Loneliness in college has become so common it’s almost expected: walking into a lecture full of strangers, eating lunch in a crowded dining hall while pretending to scroll through your phone, the half-familiar faces that never quite turn into friends. Moments like these have become the backdrop of college life for many Gen Z students, a generation more connected yet more isolated than ever before.
As Active Minds explains, loneliness isn’t a personal flaw, it’s a signal. It’s a reminder that connection is something humans are wired for, even when it feels out of reach.
Community doesn’t appear overnight. It often begins quietly with a familiar face in class, a weekly club meeting or an invitation to grab coffee after a study group. These small, everyday interactions are the foundation of belonging, yet many students hesitate to take the first step. The fear of being judged or ignored can be paralyzing in an age when every interaction feels performative.
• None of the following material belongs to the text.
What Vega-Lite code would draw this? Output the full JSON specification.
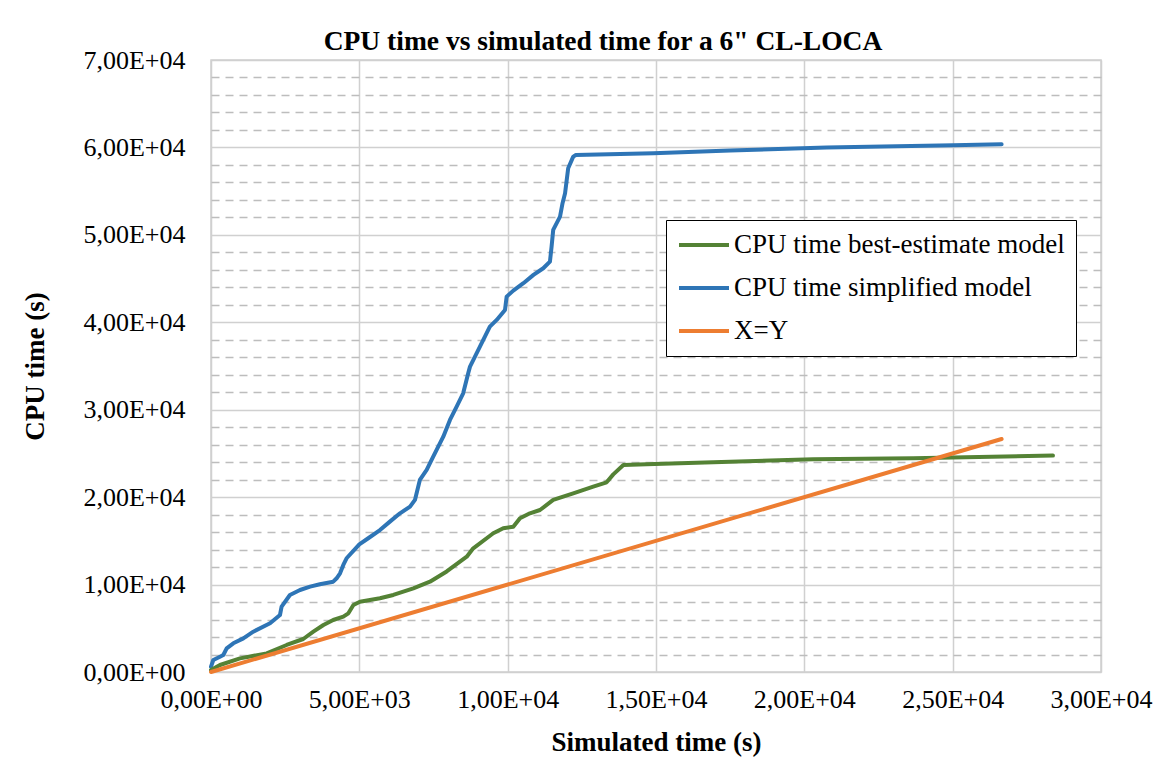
{
  "$schema": "https://vega.github.io/schema/vega-lite/v6.json",
  "width": 890,
  "height": 612,
  "autosize": {"type": "none"},
  "padding": {"left": 211, "top": 60, "right": 64, "bottom": 86},
  "background": "white",
  "config": {
    "font": "Liberation Serif",
    "view": {"stroke": "#d0d0d0", "strokeWidth": 1.5}
  },
  "title": {
    "text": "CPU time vs simulated time for a 6\" CL-LOCA",
    "font": "Liberation Serif",
    "fontSize": 27.5,
    "fontWeight": "bold",
    "color": "black",
    "anchor": "middle",
    "dx": -53,
    "dy": 12,
    "offset": 4
  },
  "data": {
    "values": [
      {"series": "CPU time simplified model", "x": 0, "y": 610},
      {"series": "CPU time simplified model", "x": 78, "y": 1370},
      {"series": "CPU time simplified model", "x": 303, "y": 1750},
      {"series": "CPU time simplified model", "x": 415, "y": 1945},
      {"series": "CPU time simplified model", "x": 528, "y": 2710},
      {"series": "CPU time simplified model", "x": 752, "y": 3280},
      {"series": "CPU time simplified model", "x": 1090, "y": 3850},
      {"series": "CPU time simplified model", "x": 1426, "y": 4610},
      {"series": "CPU time simplified model", "x": 1990, "y": 5570},
      {"series": "CPU time simplified model", "x": 2325, "y": 6520},
      {"series": "CPU time simplified model", "x": 2380, "y": 7470},
      {"series": "CPU time simplified model", "x": 2660, "y": 8810},
      {"series": "CPU time simplified model", "x": 3000, "y": 9380},
      {"series": "CPU time simplified model", "x": 3340, "y": 9760},
      {"series": "CPU time simplified model", "x": 3670, "y": 10030},
      {"series": "CPU time simplified model", "x": 4120, "y": 10330},
      {"series": "CPU time simplified model", "x": 4235, "y": 10720},
      {"series": "CPU time simplified model", "x": 4350, "y": 11290},
      {"series": "CPU time simplified model", "x": 4460, "y": 12240},
      {"series": "CPU time simplified model", "x": 4570, "y": 13010},
      {"series": "CPU time simplified model", "x": 5000, "y": 14600},
      {"series": "CPU time simplified model", "x": 5300, "y": 15300},
      {"series": "CPU time simplified model", "x": 5695, "y": 16240},
      {"series": "CPU time simplified model", "x": 6030, "y": 17200},
      {"series": "CPU time simplified model", "x": 6370, "y": 18150},
      {"series": "CPU time simplified model", "x": 6710, "y": 18910},
      {"series": "CPU time simplified model", "x": 6875, "y": 19680},
      {"series": "CPU time simplified model", "x": 7040, "y": 21970},
      {"series": "CPU time simplified model", "x": 7270, "y": 23110},
      {"series": "CPU time simplified model", "x": 7490, "y": 24630},
      {"series": "CPU time simplified model", "x": 7830, "y": 26920},
      {"series": "CPU time simplified model", "x": 8055, "y": 28830},
      {"series": "CPU time simplified model", "x": 8280, "y": 30350},
      {"series": "CPU time simplified model", "x": 8500, "y": 31880},
      {"series": "CPU time simplified model", "x": 8670, "y": 34170},
      {"series": "CPU time simplified model", "x": 8730, "y": 34930},
      {"series": "CPU time simplified model", "x": 9065, "y": 37220},
      {"series": "CPU time simplified model", "x": 9400, "y": 39500},
      {"series": "CPU time simplified model", "x": 9630, "y": 40270},
      {"series": "CPU time simplified model", "x": 9910, "y": 41410},
      {"series": "CPU time simplified model", "x": 9965, "y": 42930},
      {"series": "CPU time simplified model", "x": 10190, "y": 43620},
      {"series": "CPU time simplified model", "x": 10530, "y": 44470},
      {"series": "CPU time simplified model", "x": 10870, "y": 45420},
      {"series": "CPU time simplified model", "x": 11200, "y": 46180},
      {"series": "CPU time simplified model", "x": 11425, "y": 46940},
      {"series": "CPU time simplified model", "x": 11480, "y": 48650},
      {"series": "CPU time simplified model", "x": 11535, "y": 50560},
      {"series": "CPU time simplified model", "x": 11765, "y": 52090},
      {"series": "CPU time simplified model", "x": 11850, "y": 53620},
      {"series": "CPU time simplified model", "x": 11935, "y": 54760},
      {"series": "CPU time simplified model", "x": 12040, "y": 57620},
      {"series": "CPU time simplified model", "x": 12210, "y": 58950},
      {"series": "CPU time simplified model", "x": 12300, "y": 59140},
      {"series": "CPU time simplified model", "x": 14910, "y": 59340},
      {"series": "CPU time simplified model", "x": 17500, "y": 59650},
      {"series": "CPU time simplified model", "x": 20750, "y": 59980},
      {"series": "CPU time simplified model", "x": 25020, "y": 60250},
      {"series": "CPU time simplified model", "x": 26650, "y": 60370},
      {"series": "CPU time best-estimate model", "x": 0, "y": 230},
      {"series": "CPU time best-estimate model", "x": 303, "y": 800},
      {"series": "CPU time best-estimate model", "x": 977, "y": 1560},
      {"series": "CPU time best-estimate model", "x": 1877, "y": 2130},
      {"series": "CPU time best-estimate model", "x": 2550, "y": 3090},
      {"series": "CPU time best-estimate model", "x": 3110, "y": 3775},
      {"series": "CPU time best-estimate model", "x": 3450, "y": 4610},
      {"series": "CPU time best-estimate model", "x": 3790, "y": 5380},
      {"series": "CPU time best-estimate model", "x": 4120, "y": 5950},
      {"series": "CPU time best-estimate model", "x": 4460, "y": 6330},
      {"series": "CPU time best-estimate model", "x": 4630, "y": 6710},
      {"series": "CPU time best-estimate model", "x": 4800, "y": 7660},
      {"series": "CPU time best-estimate model", "x": 5020, "y": 8040},
      {"series": "CPU time best-estimate model", "x": 5695, "y": 8430},
      {"series": "CPU time best-estimate model", "x": 6145, "y": 8810},
      {"series": "CPU time best-estimate model", "x": 6820, "y": 9570},
      {"series": "CPU time best-estimate model", "x": 7380, "y": 10330},
      {"series": "CPU time best-estimate model", "x": 7945, "y": 11500},
      {"series": "CPU time best-estimate model", "x": 8620, "y": 13190},
      {"series": "CPU time best-estimate model", "x": 8840, "y": 14150},
      {"series": "CPU time best-estimate model", "x": 9515, "y": 15870},
      {"series": "CPU time best-estimate model", "x": 9850, "y": 16440},
      {"series": "CPU time best-estimate model", "x": 10190, "y": 16620},
      {"series": "CPU time best-estimate model", "x": 10415, "y": 17580},
      {"series": "CPU time best-estimate model", "x": 10750, "y": 18150},
      {"series": "CPU time best-estimate model", "x": 11090, "y": 18530},
      {"series": "CPU time best-estimate model", "x": 11535, "y": 19680},
      {"series": "CPU time best-estimate model", "x": 12210, "y": 20440},
      {"series": "CPU time best-estimate model", "x": 12885, "y": 21200},
      {"series": "CPU time best-estimate model", "x": 13335, "y": 21700},
      {"series": "CPU time best-estimate model", "x": 13560, "y": 22600},
      {"series": "CPU time best-estimate model", "x": 13900, "y": 23680},
      {"series": "CPU time best-estimate model", "x": 14680, "y": 23760},
      {"series": "CPU time best-estimate model", "x": 16930, "y": 23990},
      {"series": "CPU time best-estimate model", "x": 20300, "y": 24330},
      {"series": "CPU time best-estimate model", "x": 23670, "y": 24450},
      {"series": "CPU time best-estimate model", "x": 28380, "y": 24750},
      {"series": "X=Y", "x": 0, "y": 0},
      {"series": "X=Y", "x": 26650, "y": 26650}
    ]
  },
  "mark": {"type": "line", "strokeWidth": 4, "strokeCap": "round", "strokeJoin": "round"},
  "encoding": {
    "x": {
      "field": "x",
      "type": "quantitative",
      "scale": {"domain": [0, 30000], "nice": false},
      "axis": {
        "values": [0, 5000, 10000, 15000, 20000, 25000, 30000],
        "labelExpr": "replace(replace(format(datum.value, '.2e'), '.', ','), 'e+', 'E+0')",
        "title": "Simulated time (s)",
        "titleFont": "Liberation Serif",
        "titleFontSize": 27,
        "titleFontWeight": "bold",
        "titleColor": "black",
        "titleX": 445,
        "titleY": 70,
        "titleBaseline": "middle",
        "labelFont": "Liberation Serif",
        "labelFontSize": 26,
        "labelColor": "black",
        "labelPadding": 14,
        "labelFlush": false,
        "labelOverlap": false,
        "ticks": false,
        "tickSize": 0,
        "domain": false,
        "grid": true,
        "gridColor": "#d0d0d0",
        "gridWidth": 1.5
      }
    },
    "y": {
      "field": "y",
      "type": "quantitative",
      "scale": {"domain": [0, 70000], "nice": false},
      "axis": {
        "values": [0, 2000, 4000, 6000, 8000, 10000, 12000, 14000, 16000, 18000, 20000, 22000, 24000, 26000, 28000, 30000, 32000, 34000, 36000, 38000, 40000, 42000, 44000, 46000, 48000, 50000, 52000, 54000, 56000, 58000, 60000, 62000, 64000, 66000, 68000, 70000],
        "labelExpr": "datum.value % 10000 === 0 ? replace(replace(format(datum.value, '.2e'), '.', ','), 'e+', 'E+0') : ''",
        "title": "CPU time (s)",
        "titleFont": "Liberation Serif",
        "titleFontSize": 27,
        "titleFontWeight": "bold",
        "titleColor": "black",
        "titleX": -176,
        "titleY": 306,
        "titleAngle": 270,
        "titleAlign": "center",
        "titleBaseline": "middle",
        "labelFont": "Liberation Serif",
        "labelFontSize": 26,
        "labelColor": "black",
        "labelPadding": 26,
        "labelFlush": false,
        "labelOverlap": false,
        "ticks": false,
        "tickSize": 0,
        "domain": false,
        "grid": true,
        "gridColor": {"condition": {"test": "datum.value % 10000 === 0", "value": "#d0d0d0"}, "value": "#bdbdbd"},
        "gridDash": {"condition": {"test": "datum.value % 10000 === 0", "value": []}, "value": [8, 6]},
        "gridWidth": 1.5
      }
    },
    "color": {
      "field": "series",
      "type": "nominal",
      "sort": ["CPU time best-estimate model", "CPU time simplified model", "X=Y"],
      "scale": {
        "domain": ["CPU time best-estimate model", "CPU time simplified model", "X=Y"],
        "range": ["#548235", "#2E75B6", "#ED7D31"]
      },
      "legend": {
        "title": null,
        "orient": "none",
        "legendX": 455,
        "legendY": 160,
        "fillColor": "white",
        "strokeColor": "black",
        "padding": 11,
        "symbolType": "stroke",
        "symbolSize": 2500,
        "symbolStrokeWidth": 4,
        "clipHeight": 28,
        "labelFont": "Liberation Serif",
        "labelFontSize": 27,
        "labelColor": "black",
        "labelLimit": 600,
        "labelOffset": 3,
        "rowPadding": 15
      }
    }
  }
}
Her Campus writer Isabella Licwinko recently explored Gen Z’s growing lack of “third places,” casual spaces outside of school and home where connection naturally forms. Coffee shops, campus clubs and library corners once served as gathering points for conversation and friendship.
Today, many of those spaces are overshadowed by digital ones, leaving fewer opportunities for organic interaction. Maybe it starts with something simple like talking to the person next to you in class, staying a little longer after a meeting or just showing up.
Those small, real-world moments are what make campus start to feel like home. Finding connection requires courage, but not perfection. It’s about showing up, even when it’s uncomfortable. Every introduction, every brief conversation, every time someone chooses to stay instead of leaving early, all adds up. The act of being present is often enough to bridge the initial gap between isolation and belonging.
For this generation, community might look different than it did in the past. It doesn’t have to be a large, inseparable friend group or a constant social calendar. It can be one consistent person to talk to, a study group that becomes a weekly ritual or a small club where names and faces begin to feel familiar.
College can be lonely, but it’s also one of the few times in life where everyone is quietly searching for the same thing: connection. The challenge and the opportunity is learning to reach for it, even when it feels easier to retreat.
Maybe the goal isn’t to “find yourself” after all. Maybe it’s to find your people, the ones who make self-discovery feel a little less lonely.